We use this geometric data structure to solve the mentioned graph cut problems similarly to the split and list technique sketched above. We split the set of vertices in two equal parts, and form all possible bipartitions of both parts. Combining two such bipartitions into one requires checking whether they are “compatible”, i.e., whether their union satisfies the degree constraints. This can, in all three cases, be verified with dominance range queries on appropriately preprocessed degree vectors. We precisely state and prove our results in Section 2.

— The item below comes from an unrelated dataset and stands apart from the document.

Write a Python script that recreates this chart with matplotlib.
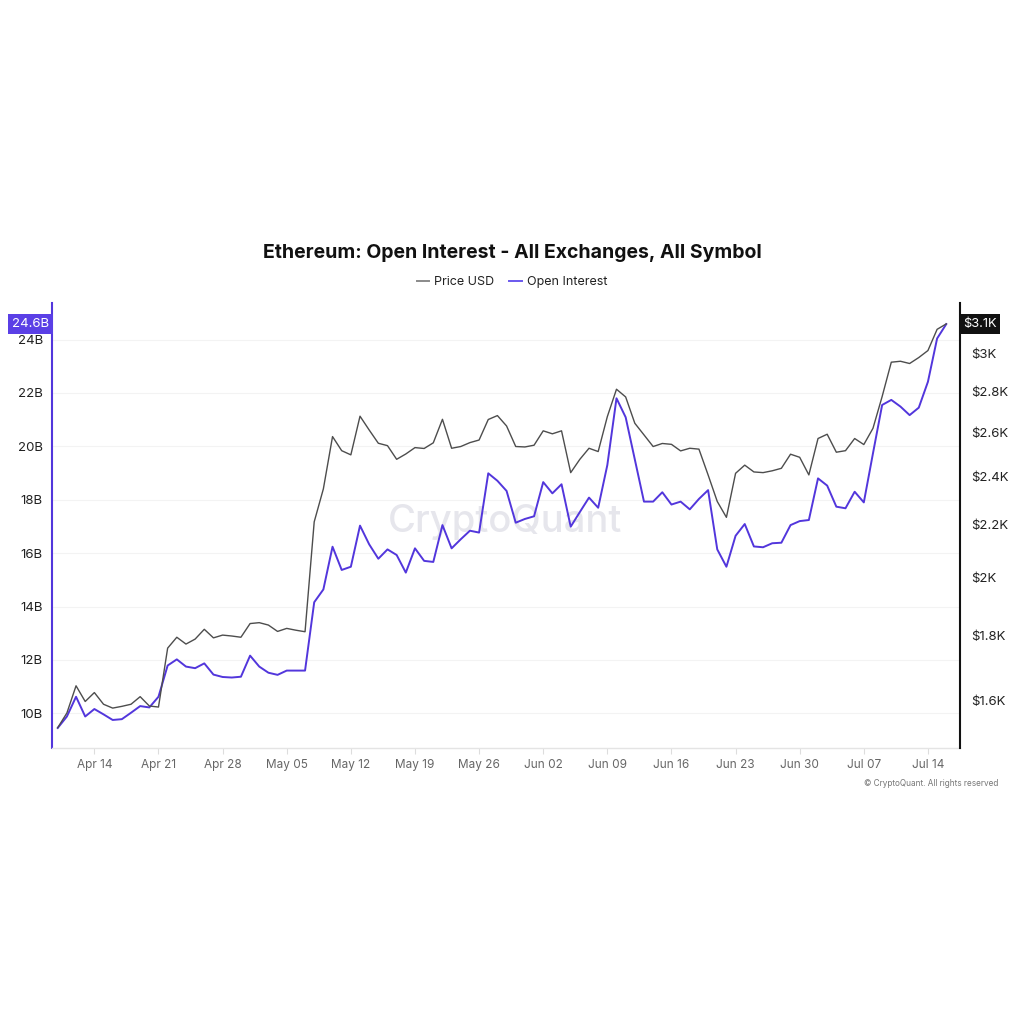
import numpy as np
import matplotlib
matplotlib.use("Agg")
import matplotlib.pyplot as plt
import matplotlib.transforms as mtrans
from matplotlib.lines import Line2D
from matplotlib.ticker import NullLocator
import pandas as pd

plt.rcParams['font.family'] = ['Inter', 'DejaVu Sans']

# ---------------- data ----------------
start_date = '2025-04-10'

price_usd = [
    1523, 1564, 1643, 1597, 1623, 1589, 1578, 1583, 1589, 1611,
    1584, 1581, 1759, 1794, 1772, 1788, 1820, 1792, 1801, 1798,
    1794, 1839, 1842, 1834, 1813, 1823, 1817, 1812, 2211, 2347,
    2580, 2515, 2496, 2677, 2611, 2549, 2538, 2476, 2500, 2529,
    2525, 2551, 2662, 2526, 2534, 2552, 2564, 2661, 2680, 2630,
    2534, 2532, 2540, 2607, 2593, 2607, 2417, 2476, 2526, 2511,
    2675, 2811, 2772, 2643, 2588, 2534, 2548, 2544, 2514, 2526,
    2522, 2407, 2294, 2229, 2414, 2450, 2420, 2417, 2425, 2436,
    2499, 2485, 2407, 2571, 2591, 2508, 2515, 2571, 2543, 2619,
    2774, 2952, 2957, 2945, 2977, 3015, 3133, 3164,
]

open_interest_b = [
    9.45, 9.88, 10.62, 9.88, 10.16, 9.96, 9.75, 9.78, 10.02, 10.27,
    10.22, 10.62, 11.79, 12.02, 11.75, 11.69, 11.87, 11.45, 11.36, 11.34,
    11.37, 12.16, 11.75, 11.52, 11.44, 11.60, 11.60, 11.60, 14.16, 14.64,
    16.24, 15.37, 15.49, 17.03, 16.33, 15.79, 16.14, 15.93, 15.27, 16.18,
    15.71, 15.67, 17.05, 16.18, 16.52, 16.84, 16.77, 18.99, 18.71, 18.33,
    17.14, 17.28, 17.38, 18.66, 18.24, 18.58, 16.99, 17.54, 18.08, 17.70,
    19.30, 21.80, 21.09, 19.51, 17.93, 17.93, 18.28, 17.82, 17.93, 17.64,
    18.03, 18.36, 16.14, 15.49, 16.65, 17.09, 16.25, 16.22, 16.37, 16.39,
    17.05, 17.20, 17.24, 18.80, 18.53, 17.74, 17.68, 18.30, 17.90, 19.74,
    21.55, 21.74, 21.49, 21.17, 21.45, 22.42, 24.04, 24.58,
]

left_ticks = [10, 12, 14, 16, 18, 20, 22, 24]
left_labels = ['10B', '12B', '14B', '16B', '18B', '20B', '22B', '24B']
right_ticks = [1600, 1800, 2000, 2200, 2400, 2600, 2800, 3000]
right_labels = ['$1.6K', '$1.8K', '$2K', '$2.2K', '$2.4K', '$2.6K', '$2.8K', '$3K']
x_tick_dates = ['2025-04-14', '2025-04-21', '2025-04-28', '2025-05-05', '2025-05-12',
                '2025-05-19', '2025-05-26', '2025-06-02', '2025-06-09', '2025-06-16',
                '2025-06-23', '2025-06-30', '2025-07-07', '2025-07-14']
x_tick_labels = ['Apr 14', 'Apr 21', 'Apr 28', 'May 05', 'May 12', 'May 19', 'May 26',
                 'Jun 02', 'Jun 09', 'Jun 16', 'Jun 23', 'Jun 30', 'Jul 07', 'Jul 14']

title = 'Ethereum: Open Interest - All Exchanges, All Symbol'

# ---------------- style ----------------
PURPLE = '#5236dc'
BADGE_PURPLE = '#5a3fe6'
PRICE_COLOR = '#4d4d4d'

W = H = 1024
fig = plt.figure(figsize=(10.24, 10.24), dpi=100)
fig.patch.set_facecolor('white')

left_px, right_px, top_px, bottom_px = 52, 960, 303, 748
ax = fig.add_axes([left_px / W, 1 - bottom_px / H,
                   (right_px - left_px) / W, (bottom_px - top_px) / H])
ax2 = ax.twinx()

dates = pd.date_range(start_date, periods=len(price_usd), freq='D')

ax.plot(dates, open_interest_b, color=PURPLE, lw=1.4, zorder=3)
ax2.plot(dates, price_usd, color=PRICE_COLOR, lw=1.0, zorder=2)

t0 = pd.Timestamp(start_date)
ax.set_xlim(t0 - pd.Timedelta(hours=15), t0 + pd.Timedelta(hours=int(98.5 * 24)))
ax.set_ylim(8.70, 25.37)
ax2.set_yscale('log')
ax2.set_ylim(1468, 3286)

ax.set_yticks(left_ticks)
ax.set_yticklabels(left_labels)
ax2.set_yticks(right_ticks)
ax2.set_yticklabels(right_labels)
ax2.yaxis.set_minor_locator(NullLocator())
ax.set_xticks(pd.to_datetime(x_tick_dates))
ax.set_xticklabels(x_tick_labels)

ax.yaxis.grid(True, color='#f3f3f3', lw=0.8)
ax.set_axisbelow(True)

for s in ['top', 'right']:
    ax.spines[s].set_visible(False)
for s in ['top', 'left', 'bottom']:
    ax2.spines[s].set_visible(False)
ax.spines['left'].set_color(PURPLE)
ax.spines['left'].set_linewidth(1.5)
ax.spines['bottom'].set_color('#e4e4e4')
ax.spines['bottom'].set_linewidth(1.0)
ax2.spines['right'].set_color('#111111')
ax2.spines['right'].set_linewidth(1.5)

ax.tick_params(axis='y', length=0, pad=6.5, labelsize=9.5, labelcolor='#222222')
ax2.tick_params(axis='y', length=0, pad=8, labelsize=9.5, labelcolor='#222222')
ax.tick_params(axis='x', length=4, width=0.8, color='#dddddd', pad=4,
               labelsize=8.5, labelcolor='#666666')

# last value badges
tl = mtrans.blended_transform_factory(ax.transAxes, ax.transData)
ax.text(-0.003, open_interest_b[-1], f"{open_interest_b[-1]:.1f}B", transform=tl,
        ha='right', va='center', color='white', fontsize=9.5,
        bbox=dict(boxstyle='square,pad=0.28', fc=BADGE_PURPLE, ec='none'),
        clip_on=False, zorder=5)
tr = mtrans.blended_transform_factory(ax2.transAxes, ax2.transData)
price_lbl = f"${np.floor(price_usd[-1] / 100) / 10:g}K"
ax2.text(1.003, price_usd[-1], price_lbl, transform=tr,
         ha='left', va='center', color='white', fontsize=9.3,
         bbox=dict(boxstyle='square,pad=0.28', fc='#111111', ec='none'),
         clip_on=False, zorder=5)

# watermark
ax.text(0.499, 0.508, 'CryptoQuant', transform=ax.transAxes, ha='center', va='center',
        fontsize=27.5, color='#e6e6ec', fontweight='medium', zorder=0)

# title, legend, footer
fig.text(0.5, 1 - 253 / H, title, ha='center', va='center', fontsize=14.0,
         fontweight='bold', color='#111111')
handles = [Line2D([0], [0], color='#8a8a8a', lw=1.4),
           Line2D([0], [0], color='#6a58ee', lw=1.4)]
fig.legend(handles, ['Price USD', 'Open Interest'], loc='center',
           bbox_to_anchor=(0.5, 1 - 282 / H), ncol=2, frameon=False,
           handlelength=1.0, handletextpad=0.4, columnspacing=1.2,
           fontsize=9.0, labelcolor='#222222')
fig.text(998 / W, 1 - 783 / H, '\u00a9 CryptoQuant. All rights reserved',
         ha='right', va='center', fontsize=5.9, color='#777777')

fig.savefig('out.png', dpi=100, facecolor='white')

In Section 3 we derive an exact constant ${\epsilon }_c$ for Lemma 2 in our setting; this is not easy to read off directly from previous work, as results are stated in asymptotic notation, e.g., ${\epsilon }_c\in 1/O(\log c)$ where $c$ is allowed to be (slightly) superconstant. In our application, as we will show, $c=16$ and ${\epsilon }_c\ge 3\cdot {10}^{-6}$ are feasible, which for $N=2^{n/2}$ yield the stated runtime.

Chan [7] gives several different implementations that result in a bound of the form given in Lemma 2. We work out the constant in the exponent for the variant that appears the simplest [7, § 2.1]. It is a randomized, “purely combinatorial” implementation, i.e., not using fast matrix multiplication or other algebraic tools. The data structure allows for an online sequence of queries. As in our setting the queries are offline (i.e., known upfront), we could use one of the more efficient offline, as well as deterministic versions from [7], to obtain a similar, possibly better constant; we refrain from this to keep the presentation simple.

While the use of a geometric data structure may seem surprising in a graph theoretic context (its implementation involves an intricate lopsided recursion reminiscent of k-d-trees), Chan’s technique did have previous graph-applications, although mostly in the polynomial-time regime, e.g., for the all pairs shortest paths problem [7]. For a different flavor of applying orthogonal range searching (in constant dimensions) to graph algorithms, see [6].

After presenting our results (Section 2) and deriving a precise constant bound for the base of the running time (Section 3), in Section 4 we give some final thoughts.